**Task directions**
Everything from the first line of the data through the line with "from bokeh.resources import INLINE" is to be echoed exactly, minus the pictures.

**Recorded information**
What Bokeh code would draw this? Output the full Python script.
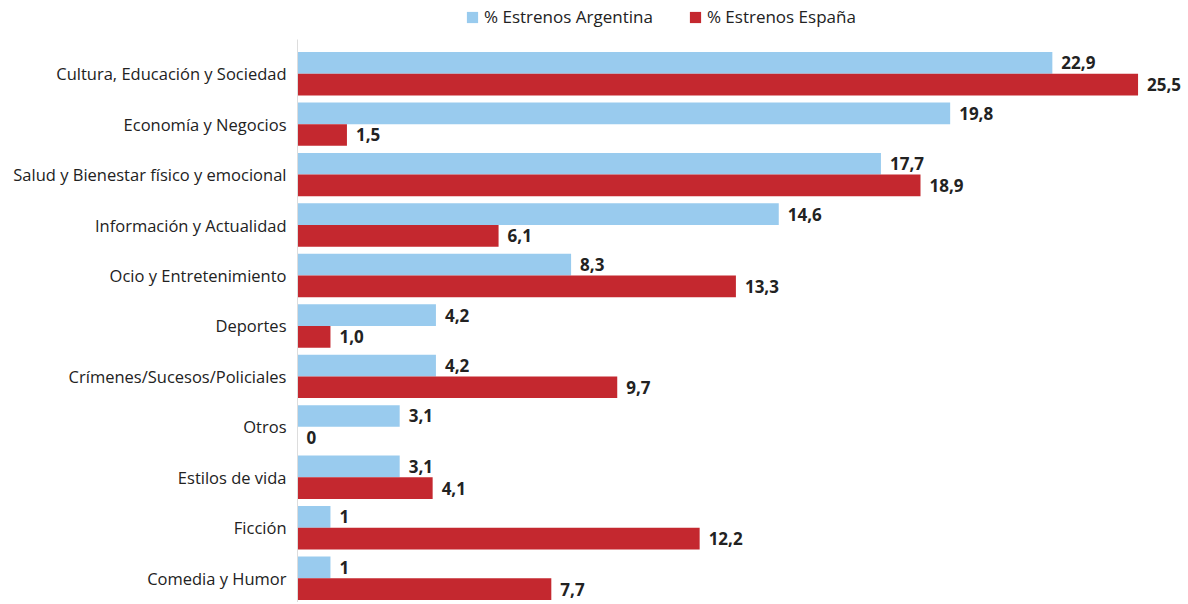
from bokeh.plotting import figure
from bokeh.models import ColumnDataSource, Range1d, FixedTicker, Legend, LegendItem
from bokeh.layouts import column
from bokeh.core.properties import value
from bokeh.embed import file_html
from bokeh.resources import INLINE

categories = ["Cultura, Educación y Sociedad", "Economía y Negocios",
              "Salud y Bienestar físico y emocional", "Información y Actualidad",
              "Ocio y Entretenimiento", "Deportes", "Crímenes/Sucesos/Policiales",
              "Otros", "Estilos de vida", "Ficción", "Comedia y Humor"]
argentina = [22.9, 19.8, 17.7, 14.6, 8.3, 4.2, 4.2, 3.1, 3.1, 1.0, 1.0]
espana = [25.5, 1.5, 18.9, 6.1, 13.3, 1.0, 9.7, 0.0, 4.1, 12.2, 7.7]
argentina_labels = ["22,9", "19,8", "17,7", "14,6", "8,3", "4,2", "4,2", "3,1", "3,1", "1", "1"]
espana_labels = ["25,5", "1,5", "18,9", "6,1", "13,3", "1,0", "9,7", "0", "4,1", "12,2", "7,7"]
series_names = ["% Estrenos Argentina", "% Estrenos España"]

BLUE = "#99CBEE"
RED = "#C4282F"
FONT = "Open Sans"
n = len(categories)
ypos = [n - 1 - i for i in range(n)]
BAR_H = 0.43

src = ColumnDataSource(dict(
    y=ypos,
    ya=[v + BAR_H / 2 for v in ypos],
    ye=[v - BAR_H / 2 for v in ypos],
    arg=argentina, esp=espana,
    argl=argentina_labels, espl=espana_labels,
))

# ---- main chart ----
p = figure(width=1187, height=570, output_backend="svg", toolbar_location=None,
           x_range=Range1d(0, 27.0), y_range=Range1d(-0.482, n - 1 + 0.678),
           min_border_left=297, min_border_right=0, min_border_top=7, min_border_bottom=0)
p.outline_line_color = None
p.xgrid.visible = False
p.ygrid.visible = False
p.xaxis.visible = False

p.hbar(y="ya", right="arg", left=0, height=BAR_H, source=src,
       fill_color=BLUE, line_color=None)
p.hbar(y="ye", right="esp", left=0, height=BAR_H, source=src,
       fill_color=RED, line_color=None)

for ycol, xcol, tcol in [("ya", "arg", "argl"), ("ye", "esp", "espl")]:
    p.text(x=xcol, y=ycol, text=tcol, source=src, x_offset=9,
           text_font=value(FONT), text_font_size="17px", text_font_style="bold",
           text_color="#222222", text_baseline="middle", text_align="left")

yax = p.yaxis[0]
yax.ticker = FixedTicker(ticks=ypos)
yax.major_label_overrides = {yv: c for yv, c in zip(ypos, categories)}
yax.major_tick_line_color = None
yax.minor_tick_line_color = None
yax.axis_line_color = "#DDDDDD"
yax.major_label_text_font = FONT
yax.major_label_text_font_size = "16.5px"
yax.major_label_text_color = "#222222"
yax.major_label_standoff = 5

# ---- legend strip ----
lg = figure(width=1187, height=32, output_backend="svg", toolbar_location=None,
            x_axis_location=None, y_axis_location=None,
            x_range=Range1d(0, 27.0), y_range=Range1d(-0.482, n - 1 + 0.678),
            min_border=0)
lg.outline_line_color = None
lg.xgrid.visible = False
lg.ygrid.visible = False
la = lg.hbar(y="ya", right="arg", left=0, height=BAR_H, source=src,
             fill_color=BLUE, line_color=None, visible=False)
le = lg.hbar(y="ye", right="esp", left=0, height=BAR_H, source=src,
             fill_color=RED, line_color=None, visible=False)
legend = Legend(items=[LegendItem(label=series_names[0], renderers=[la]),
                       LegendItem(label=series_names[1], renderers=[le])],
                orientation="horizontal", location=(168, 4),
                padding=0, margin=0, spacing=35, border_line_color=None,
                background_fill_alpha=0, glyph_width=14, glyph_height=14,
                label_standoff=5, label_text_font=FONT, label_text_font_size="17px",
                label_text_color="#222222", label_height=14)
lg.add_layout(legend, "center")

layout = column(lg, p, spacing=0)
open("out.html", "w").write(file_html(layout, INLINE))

**Full response**
What Bokeh code would draw this? Output the full Python script.
from bokeh.plotting import figure
from bokeh.models import ColumnDataSource, Range1d, FixedTicker, Legend, LegendItem
from bokeh.layouts import column
from bokeh.core.properties import value
from bokeh.embed import file_html
from bokeh.resources import INLINE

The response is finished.